--- Start SUPPLIED DATA ---

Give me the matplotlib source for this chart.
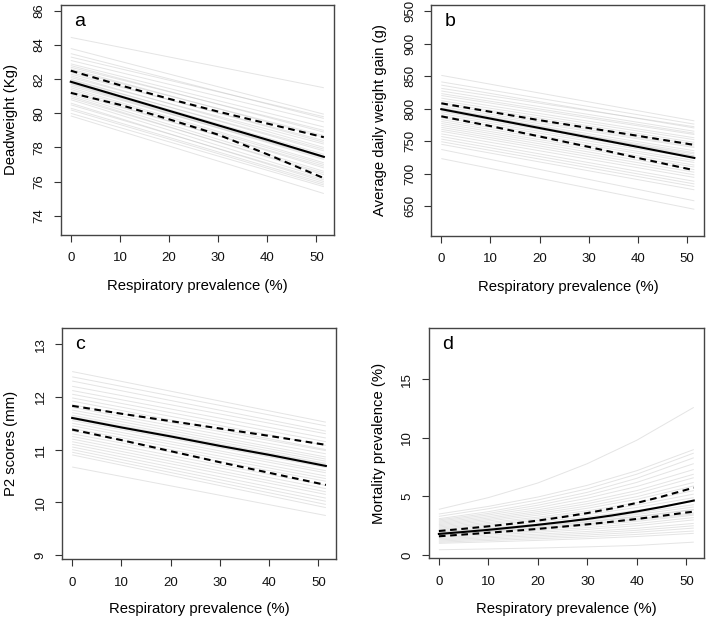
import matplotlib
matplotlib.use("Agg")
import matplotlib.pyplot as plt
import numpy as np

plt.rcParams['font.family'] = ['Liberation Sans', 'DejaVu Sans']

# ---------------- data ----------------
x_end = 51.5
x_pts = [0, 10, 20, 30, 40, 51.5]
x_fine = [0, 5, 10, 15, 20, 25, 30, 35, 40, 45, 50, 51.5]

# Panel a: Deadweight (Kg)
a_grey_start = [84.45, 83.8, 83.5, 83.3, 83.1, 82.9, 82.8, 82.7, 82.6, 82.5, 82.4, 82.3,
                82.2, 82.1, 82.0, 81.95, 81.9, 81.85, 81.8, 81.75, 81.7, 81.6, 81.5, 81.4,
                81.3, 81.2, 81.1, 81.0, 80.9, 80.8, 80.6, 80.5, 80.3, 80.2, 80.0, 79.85]
a_grey_end = [81.5, 79.95, 79.7, 79.8, 79.5, 79.2, 78.9, 79.0, 78.6, 78.7, 78.3, 78.4,
              78.0, 78.2, 77.8, 77.9, 77.6, 77.5, 77.45, 77.4, 77.3, 77.4, 77.1, 77.0,
              76.8, 76.9, 76.6, 76.4, 76.5, 76.2, 76.0, 76.1, 75.9, 75.8, 75.7, 75.3]
a_mean = [81.85, 81.0, 80.15, 79.3, 78.45, 77.45]
a_upper = [82.5, 81.65, 80.85, 80.1, 79.4, 78.6]
a_lower = [81.2, 80.5, 79.65, 78.75, 77.6, 76.2]

# Panel b: Average daily weight gain (g)
b_grey_start = [851, 841, 836, 831, 827, 823, 820, 816, 812, 809, 806, 803, 801, 800, 798,
                797, 795, 792, 789, 786, 783, 780, 777, 774, 771, 768, 765, 761, 757, 753,
                749, 745, 737, 723]
b_grey_end = [781, 776, 770, 772, 765, 762, 760, 755, 752, 748, 745, 742, 727, 740, 735,
              724, 732, 730, 727, 724, 720, 717, 713, 710, 706, 702, 698, 694, 688, 684,
              680, 675, 658, 645]
b_mean = [799, 784.5, 770, 755.5, 741, 724]
b_upper = [808, 795, 782, 770, 758, 744]
b_lower = [788, 773, 757, 741, 724, 705]

# Panel c: P2 scores (mm)
c_grey_start = [12.48, 12.38, 12.3, 12.2, 12.12, 12.05, 11.98, 11.92, 11.85, 11.8, 11.75,
                11.7, 11.65, 11.62, 11.6, 11.58, 11.55, 11.5, 11.45, 11.4, 11.35, 11.3,
                11.25, 11.2, 11.15, 11.1, 11.05, 11.0, 10.95, 10.9, 10.67]
c_grey_end = [11.52, 11.45, 11.35, 11.3, 11.22, 11.15, 11.08, 11.0, 10.98, 10.92, 10.86,
              10.82, 10.78, 10.74, 10.72, 10.68, 10.66, 10.6, 10.56, 10.5, 10.45, 10.4,
              10.32, 10.26, 10.2, 10.15, 10.08, 10.02, 9.96, 9.9, 9.75]
c_mean = [11.6, 11.42, 11.25, 11.07, 10.9, 10.69]
c_upper = [11.83, 11.68, 11.54, 11.40, 11.26, 11.09]
c_lower = [11.38, 11.18, 10.97, 10.76, 10.56, 10.33]

# Panel d: Mortality prevalence (%)
d_grey = [
    [3.9, 4.9, 6.15, 7.8, 9.8, 12.6],
    [3.5, 4.15, 4.95, 5.95, 7.2, 9.0],
    [3.3, 3.95, 4.7, 5.65, 6.9, 8.7],
    [3.1, 3.7, 4.45, 5.35, 6.55, 8.3],
    [3.0, 3.55, 4.25, 5.1, 6.2, 7.8],
    [2.9, 3.42, 4.05, 4.85, 5.85, 7.3],
    [2.8, 3.28, 3.86, 4.58, 5.5, 6.9],
    [2.7, 3.15, 3.7, 4.38, 5.25, 6.6],
    [2.6, 3.03, 3.55, 4.18, 4.98, 6.2],
    [2.5, 2.91, 3.4, 3.99, 4.75, 5.9],
    [2.4, 2.78, 3.23, 3.78, 4.47, 5.5],
    [2.3, 2.67, 3.1, 3.62, 4.27, 5.2],
    [2.2, 2.55, 2.96, 3.45, 4.06, 4.9],
    [2.1, 2.43, 2.81, 3.26, 3.81, 4.6],
    [2.0, 2.31, 2.66, 3.08, 3.59, 4.3],
    [1.95, 2.24, 2.58, 2.98, 3.46, 4.1],
    [1.9, 2.17, 2.49, 2.86, 3.3, 3.9],
    [1.85, 2.12, 2.43, 2.8, 3.25, 3.85],
    [1.8, 2.05, 2.34, 2.68, 3.08, 3.6],
    [1.75, 2.0, 2.28, 2.61, 3.0, 3.5],
    [1.7, 1.93, 2.2, 2.5, 2.87, 3.4],
    [1.6, 1.82, 2.06, 2.34, 2.68, 3.2],
    [1.5, 1.7, 1.93, 2.19, 2.5, 3.0],
    [1.4, 1.58, 1.78, 2.01, 2.28, 2.7],
    [1.3, 1.47, 1.65, 1.86, 2.11, 2.5],
    [1.2, 1.35, 1.52, 1.71, 1.94, 2.3],
    [1.1, 1.24, 1.39, 1.56, 1.76, 2.05],
    [1.0, 1.12, 1.25, 1.4, 1.58, 1.85],
    [0.45, 0.52, 0.6, 0.7, 0.82, 1.1],
]
d_mean = [1.8, 1.97, 2.15, 2.36, 2.58, 2.82, 3.08, 3.38, 3.72, 4.1, 4.52, 4.65]
d_upper = [2.05, 2.24, 2.45, 2.68, 2.94, 3.24, 3.58, 3.98, 4.45, 4.98, 5.57, 5.75]
d_lower = [1.6, 1.75, 1.9, 2.06, 2.23, 2.42, 2.62, 2.84, 3.08, 3.34, 3.63, 3.7]

x_ticks = [0, 10, 20, 30, 40, 50]
a_yticks = [74, 76, 78, 80, 82, 84, 86]
b_yticks = [650, 700, 750, 800, 850, 900, 950]
c_yticks = [9, 10, 11, 12, 13]
d_yticks = [0, 5, 10, 15]

xlabel = "Respiratory prevalence (%)"

# ---------------- figure ----------------
fig = plt.figure(figsize=(7.08, 6.2), dpi=100)

panels = [
    dict(rect=[0.0857, 0.621, 0.386, 0.3715], ylim=(72.87, 86.37), yticks=a_yticks,
         ylabel="Deadweight (Kg)", letter="a", lab_x=-0.157, xl_y=-0.19),
    dict(rect=[0.609, 0.6198, 0.386, 0.3726], ylim=(604.3, 959.7), yticks=b_yticks,
         ylabel="Average daily weight gain (g)", letter="b", lab_x=-0.162, xl_y=-0.19),
    dict(rect=[0.0876, 0.0979, 0.387, 0.3726], ylim=(8.92, 13.30), yticks=c_yticks,
         ylabel="P2 scores (mm)", letter="c", lab_x=-0.159, xl_y=-0.185),
    dict(rect=[0.6055, 0.0995, 0.3888, 0.371], ylim=(-0.28, 19.35), yticks=d_yticks,
         ylabel="Mortality prevalence (%)", letter="d", lab_x=-0.156, xl_y=-0.19),
]

grey_kw = dict(color='#c4c4c4', lw=0.7, alpha=0.45, solid_capstyle='butt')
mean_kw = dict(color='black', lw=1.5)
dash_kw = dict(color='black', lw=1.5, dashes=(3.2, 2.2))

axes = []
for p in panels:
    ax = fig.add_axes(p['rect'])
    axes.append(ax)
    ax.set_xlim(-2.06, 53.56)
    ax.set_ylim(*p['ylim'])
    ax.set_xticks(x_ticks)
    ax.set_yticks(p['yticks'])
    ax.tick_params(axis='both', direction='out', length=5, width=0.8, colors='#333333',
                   labelsize=9.5, labelcolor='#111111')
    ax.tick_params(axis='x', pad=7.5)
    ax.tick_params(axis='y', pad=6)
    for lab in ax.get_yticklabels():
        lab.set_rotation(90)
        lab.set_va('center')
    for s in ax.spines.values():
        s.set_color('#444444')
        s.set_linewidth(1.0)
    ax.set_xlabel(xlabel, fontsize=10.7)
    ax.xaxis.set_label_coords(0.5, p['xl_y'])
    ax.set_ylabel(p['ylabel'], fontsize=10.7)
    ax.yaxis.set_label_coords(p['lab_x'], 0.5)
    ax.text(0.048, 0.965, p['letter'], transform=ax.transAxes, ha='left', va='top',
            fontsize=14)

# panel a
ax = axes[0]
for s0, s1 in zip(a_grey_start, a_grey_end):
    ax.plot([0, x_end], [s0, s1], **grey_kw)
ax.plot(x_pts, a_mean, **mean_kw)
ax.plot(x_pts, a_upper, **dash_kw)
ax.plot(x_pts, a_lower, **dash_kw)

# panel b
ax = axes[1]
for s0, s1 in zip(b_grey_start, b_grey_end):
    ax.plot([0, x_end], [s0, s1], **grey_kw)
ax.plot(x_pts, b_mean, **mean_kw)
ax.plot(x_pts, b_upper, **dash_kw)
ax.plot(x_pts, b_lower, **dash_kw)

# panel c
ax = axes[2]
for s0, s1 in zip(c_grey_start, c_grey_end):
    ax.plot([0, x_end], [s0, s1], **grey_kw)
ax.plot(x_pts, c_mean, **mean_kw)
ax.plot(x_pts, c_upper, **dash_kw)
ax.plot(x_pts, c_lower, **dash_kw)

# panel d
ax = axes[3]
for curve in d_grey:
    ax.plot(x_pts, curve, **grey_kw)
ax.plot(x_fine, d_mean, **mean_kw)
ax.plot(x_fine, d_upper, **dash_kw)
ax.plot(x_fine, d_lower, **dash_kw)

fig.savefig("out.png", dpi=100)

--- End SUPPLIED DATA ---

STATED EXERCISE: Lines that hold the word "matplotlib" are the ones to return, every one of them.

FINISHED ANSWER:
Give me the matplotlib source for this chart.
import matplotlib
matplotlib.use("Agg")
import matplotlib.pyplot as plt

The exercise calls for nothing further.